§ WHAT YOU HAVE TO DO
Reproduce the material that follows, please, but only from its first line to the line containing "plt.rcParams['font.family'] = ['Liberation", inclusive.

§ AVAILABLE DATA
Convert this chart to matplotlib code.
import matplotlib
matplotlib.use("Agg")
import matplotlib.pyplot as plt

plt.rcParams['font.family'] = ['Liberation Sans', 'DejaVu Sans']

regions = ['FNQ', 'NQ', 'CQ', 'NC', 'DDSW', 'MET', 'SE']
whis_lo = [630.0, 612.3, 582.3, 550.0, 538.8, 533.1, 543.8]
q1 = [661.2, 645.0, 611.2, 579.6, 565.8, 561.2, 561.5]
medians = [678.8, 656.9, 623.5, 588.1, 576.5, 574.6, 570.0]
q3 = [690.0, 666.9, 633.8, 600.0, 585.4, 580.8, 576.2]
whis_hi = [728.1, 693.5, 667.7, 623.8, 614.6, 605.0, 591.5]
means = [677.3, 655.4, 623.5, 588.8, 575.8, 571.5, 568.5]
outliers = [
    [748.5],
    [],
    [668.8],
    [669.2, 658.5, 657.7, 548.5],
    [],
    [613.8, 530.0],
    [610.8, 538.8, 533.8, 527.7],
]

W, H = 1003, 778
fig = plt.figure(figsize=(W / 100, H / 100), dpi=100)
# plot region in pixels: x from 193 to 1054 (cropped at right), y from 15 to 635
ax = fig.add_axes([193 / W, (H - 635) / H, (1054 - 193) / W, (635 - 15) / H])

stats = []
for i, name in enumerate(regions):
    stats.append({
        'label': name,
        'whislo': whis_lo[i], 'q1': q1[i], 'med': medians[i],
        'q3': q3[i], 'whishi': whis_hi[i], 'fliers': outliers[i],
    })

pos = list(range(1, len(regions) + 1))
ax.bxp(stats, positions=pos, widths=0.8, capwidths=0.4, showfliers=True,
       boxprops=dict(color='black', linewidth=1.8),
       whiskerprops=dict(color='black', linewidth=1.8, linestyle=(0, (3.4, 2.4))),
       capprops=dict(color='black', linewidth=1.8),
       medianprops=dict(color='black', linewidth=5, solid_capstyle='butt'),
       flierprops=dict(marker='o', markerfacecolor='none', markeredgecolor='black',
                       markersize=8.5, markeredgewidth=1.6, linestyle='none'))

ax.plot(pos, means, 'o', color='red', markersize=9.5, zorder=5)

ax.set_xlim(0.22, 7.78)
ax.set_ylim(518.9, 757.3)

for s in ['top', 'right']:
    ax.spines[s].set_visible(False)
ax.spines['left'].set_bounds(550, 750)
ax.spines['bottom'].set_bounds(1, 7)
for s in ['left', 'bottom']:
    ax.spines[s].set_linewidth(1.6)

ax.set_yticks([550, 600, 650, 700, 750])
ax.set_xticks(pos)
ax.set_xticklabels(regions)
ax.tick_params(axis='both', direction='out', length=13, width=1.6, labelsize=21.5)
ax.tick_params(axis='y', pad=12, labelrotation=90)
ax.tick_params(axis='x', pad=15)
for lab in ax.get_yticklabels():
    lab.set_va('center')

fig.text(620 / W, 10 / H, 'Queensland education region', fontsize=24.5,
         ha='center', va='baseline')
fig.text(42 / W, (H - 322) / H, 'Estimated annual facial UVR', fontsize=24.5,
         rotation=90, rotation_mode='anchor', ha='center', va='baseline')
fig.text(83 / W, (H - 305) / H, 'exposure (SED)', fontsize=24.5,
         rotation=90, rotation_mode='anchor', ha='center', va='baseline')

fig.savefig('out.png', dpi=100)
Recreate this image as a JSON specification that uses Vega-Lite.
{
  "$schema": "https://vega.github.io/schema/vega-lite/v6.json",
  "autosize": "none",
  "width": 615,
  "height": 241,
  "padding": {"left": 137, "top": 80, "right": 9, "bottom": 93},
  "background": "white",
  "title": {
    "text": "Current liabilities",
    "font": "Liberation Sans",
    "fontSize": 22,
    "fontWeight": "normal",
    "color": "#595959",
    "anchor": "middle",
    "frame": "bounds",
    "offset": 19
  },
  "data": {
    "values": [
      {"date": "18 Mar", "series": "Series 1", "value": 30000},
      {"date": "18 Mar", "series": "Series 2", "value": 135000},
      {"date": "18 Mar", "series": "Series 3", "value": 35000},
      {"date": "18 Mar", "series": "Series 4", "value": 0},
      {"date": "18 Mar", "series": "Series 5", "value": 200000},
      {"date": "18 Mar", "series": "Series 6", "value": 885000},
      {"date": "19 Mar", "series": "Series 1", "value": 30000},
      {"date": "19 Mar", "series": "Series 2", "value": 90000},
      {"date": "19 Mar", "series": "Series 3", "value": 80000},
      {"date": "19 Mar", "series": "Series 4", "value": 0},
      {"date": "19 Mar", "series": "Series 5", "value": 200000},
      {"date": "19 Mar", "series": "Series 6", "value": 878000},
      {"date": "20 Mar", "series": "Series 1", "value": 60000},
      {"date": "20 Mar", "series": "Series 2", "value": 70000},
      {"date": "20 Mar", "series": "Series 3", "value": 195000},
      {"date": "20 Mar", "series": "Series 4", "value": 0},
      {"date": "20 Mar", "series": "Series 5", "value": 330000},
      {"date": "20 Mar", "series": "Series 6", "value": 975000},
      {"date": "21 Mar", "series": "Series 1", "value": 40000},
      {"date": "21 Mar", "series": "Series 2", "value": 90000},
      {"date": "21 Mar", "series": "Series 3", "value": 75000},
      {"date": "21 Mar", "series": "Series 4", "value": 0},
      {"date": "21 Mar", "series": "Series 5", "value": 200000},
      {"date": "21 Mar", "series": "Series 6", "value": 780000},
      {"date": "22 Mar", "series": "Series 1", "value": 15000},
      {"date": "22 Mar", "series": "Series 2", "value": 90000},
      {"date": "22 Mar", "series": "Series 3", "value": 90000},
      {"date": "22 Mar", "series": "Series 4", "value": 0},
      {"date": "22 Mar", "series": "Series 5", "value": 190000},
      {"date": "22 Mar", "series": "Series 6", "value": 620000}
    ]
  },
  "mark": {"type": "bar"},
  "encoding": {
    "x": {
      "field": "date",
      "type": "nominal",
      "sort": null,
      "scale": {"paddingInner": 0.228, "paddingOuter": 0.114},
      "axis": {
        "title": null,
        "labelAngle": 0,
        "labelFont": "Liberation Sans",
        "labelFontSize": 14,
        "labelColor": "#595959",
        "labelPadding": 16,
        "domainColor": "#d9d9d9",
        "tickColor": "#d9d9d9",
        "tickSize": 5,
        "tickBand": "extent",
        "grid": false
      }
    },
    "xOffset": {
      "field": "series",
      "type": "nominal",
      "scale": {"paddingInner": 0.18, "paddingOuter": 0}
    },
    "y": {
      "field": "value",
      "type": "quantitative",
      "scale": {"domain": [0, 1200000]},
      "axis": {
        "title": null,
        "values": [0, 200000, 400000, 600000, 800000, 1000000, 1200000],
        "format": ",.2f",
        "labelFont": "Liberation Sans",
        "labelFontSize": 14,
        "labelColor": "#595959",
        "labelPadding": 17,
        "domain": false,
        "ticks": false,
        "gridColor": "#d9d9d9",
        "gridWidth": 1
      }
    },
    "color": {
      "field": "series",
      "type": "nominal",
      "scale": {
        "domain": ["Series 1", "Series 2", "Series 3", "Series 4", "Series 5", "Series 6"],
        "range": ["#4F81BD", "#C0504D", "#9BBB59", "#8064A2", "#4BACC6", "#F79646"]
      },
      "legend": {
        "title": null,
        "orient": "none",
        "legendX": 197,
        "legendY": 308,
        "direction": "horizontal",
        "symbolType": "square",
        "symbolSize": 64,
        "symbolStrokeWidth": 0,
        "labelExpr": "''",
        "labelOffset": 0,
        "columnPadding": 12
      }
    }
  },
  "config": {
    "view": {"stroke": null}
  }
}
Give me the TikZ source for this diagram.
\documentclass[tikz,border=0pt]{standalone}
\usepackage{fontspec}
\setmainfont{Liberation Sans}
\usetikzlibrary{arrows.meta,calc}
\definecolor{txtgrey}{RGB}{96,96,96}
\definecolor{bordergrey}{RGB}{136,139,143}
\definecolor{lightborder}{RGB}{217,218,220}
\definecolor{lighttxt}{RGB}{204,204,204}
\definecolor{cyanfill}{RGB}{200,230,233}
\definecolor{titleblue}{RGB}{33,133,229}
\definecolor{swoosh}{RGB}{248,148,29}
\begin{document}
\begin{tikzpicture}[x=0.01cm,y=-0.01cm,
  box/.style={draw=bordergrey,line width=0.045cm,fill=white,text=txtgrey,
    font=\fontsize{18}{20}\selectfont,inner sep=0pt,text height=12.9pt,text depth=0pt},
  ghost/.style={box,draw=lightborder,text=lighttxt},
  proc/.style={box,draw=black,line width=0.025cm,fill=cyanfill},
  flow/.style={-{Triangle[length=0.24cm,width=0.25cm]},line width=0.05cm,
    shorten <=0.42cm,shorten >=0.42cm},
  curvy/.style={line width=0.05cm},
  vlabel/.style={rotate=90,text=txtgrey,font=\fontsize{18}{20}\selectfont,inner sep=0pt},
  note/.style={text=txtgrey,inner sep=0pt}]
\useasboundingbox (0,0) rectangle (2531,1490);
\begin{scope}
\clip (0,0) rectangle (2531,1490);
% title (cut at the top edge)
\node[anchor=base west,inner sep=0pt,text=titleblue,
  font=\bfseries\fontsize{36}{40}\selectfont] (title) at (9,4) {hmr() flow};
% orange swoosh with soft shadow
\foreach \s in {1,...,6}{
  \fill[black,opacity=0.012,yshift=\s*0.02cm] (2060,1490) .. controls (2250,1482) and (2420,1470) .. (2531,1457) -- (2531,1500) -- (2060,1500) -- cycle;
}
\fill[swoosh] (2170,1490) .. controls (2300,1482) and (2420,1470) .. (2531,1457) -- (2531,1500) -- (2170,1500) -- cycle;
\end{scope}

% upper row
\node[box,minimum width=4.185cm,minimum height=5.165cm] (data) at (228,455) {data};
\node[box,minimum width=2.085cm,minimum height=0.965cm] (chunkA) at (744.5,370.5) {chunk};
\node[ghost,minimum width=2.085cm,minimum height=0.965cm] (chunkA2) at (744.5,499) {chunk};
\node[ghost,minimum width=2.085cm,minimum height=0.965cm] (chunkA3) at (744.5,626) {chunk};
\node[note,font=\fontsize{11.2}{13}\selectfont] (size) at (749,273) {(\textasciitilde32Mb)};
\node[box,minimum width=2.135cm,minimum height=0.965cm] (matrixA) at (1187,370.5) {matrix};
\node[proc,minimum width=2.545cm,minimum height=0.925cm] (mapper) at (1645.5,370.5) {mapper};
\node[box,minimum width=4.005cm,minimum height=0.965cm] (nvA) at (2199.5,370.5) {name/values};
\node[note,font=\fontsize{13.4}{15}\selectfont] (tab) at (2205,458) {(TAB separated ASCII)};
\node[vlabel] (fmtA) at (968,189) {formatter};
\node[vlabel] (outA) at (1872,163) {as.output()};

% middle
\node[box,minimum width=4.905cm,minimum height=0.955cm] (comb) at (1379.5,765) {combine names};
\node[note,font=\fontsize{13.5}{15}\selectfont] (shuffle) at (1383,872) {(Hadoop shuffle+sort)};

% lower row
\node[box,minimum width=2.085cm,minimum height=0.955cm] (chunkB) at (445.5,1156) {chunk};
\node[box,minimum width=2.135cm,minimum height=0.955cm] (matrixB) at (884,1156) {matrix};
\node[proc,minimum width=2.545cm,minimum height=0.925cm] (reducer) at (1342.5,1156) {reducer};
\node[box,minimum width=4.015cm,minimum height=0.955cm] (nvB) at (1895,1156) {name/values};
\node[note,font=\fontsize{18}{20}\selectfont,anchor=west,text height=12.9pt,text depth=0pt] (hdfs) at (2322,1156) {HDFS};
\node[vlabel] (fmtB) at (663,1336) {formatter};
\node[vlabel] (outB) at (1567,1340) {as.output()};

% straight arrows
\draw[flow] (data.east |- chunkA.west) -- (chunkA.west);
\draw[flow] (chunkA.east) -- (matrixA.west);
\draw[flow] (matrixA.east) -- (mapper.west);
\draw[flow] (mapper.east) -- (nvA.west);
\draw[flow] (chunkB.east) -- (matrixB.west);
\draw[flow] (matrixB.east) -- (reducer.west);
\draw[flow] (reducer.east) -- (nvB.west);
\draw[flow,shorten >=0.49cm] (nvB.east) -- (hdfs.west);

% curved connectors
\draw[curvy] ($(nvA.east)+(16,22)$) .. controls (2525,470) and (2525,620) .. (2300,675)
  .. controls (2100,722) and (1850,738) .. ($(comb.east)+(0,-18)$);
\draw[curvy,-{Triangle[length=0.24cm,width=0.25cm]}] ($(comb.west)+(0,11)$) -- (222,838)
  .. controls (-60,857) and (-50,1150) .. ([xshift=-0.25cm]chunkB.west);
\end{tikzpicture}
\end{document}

§ TASK SOLUTION
Convert this chart to matplotlib code.
import matplotlib
matplotlib.use("Agg")
import matplotlib.pyplot as plt

plt.rcParams['font.family'] = ['Liberation Sans', 'DejaVu Sans']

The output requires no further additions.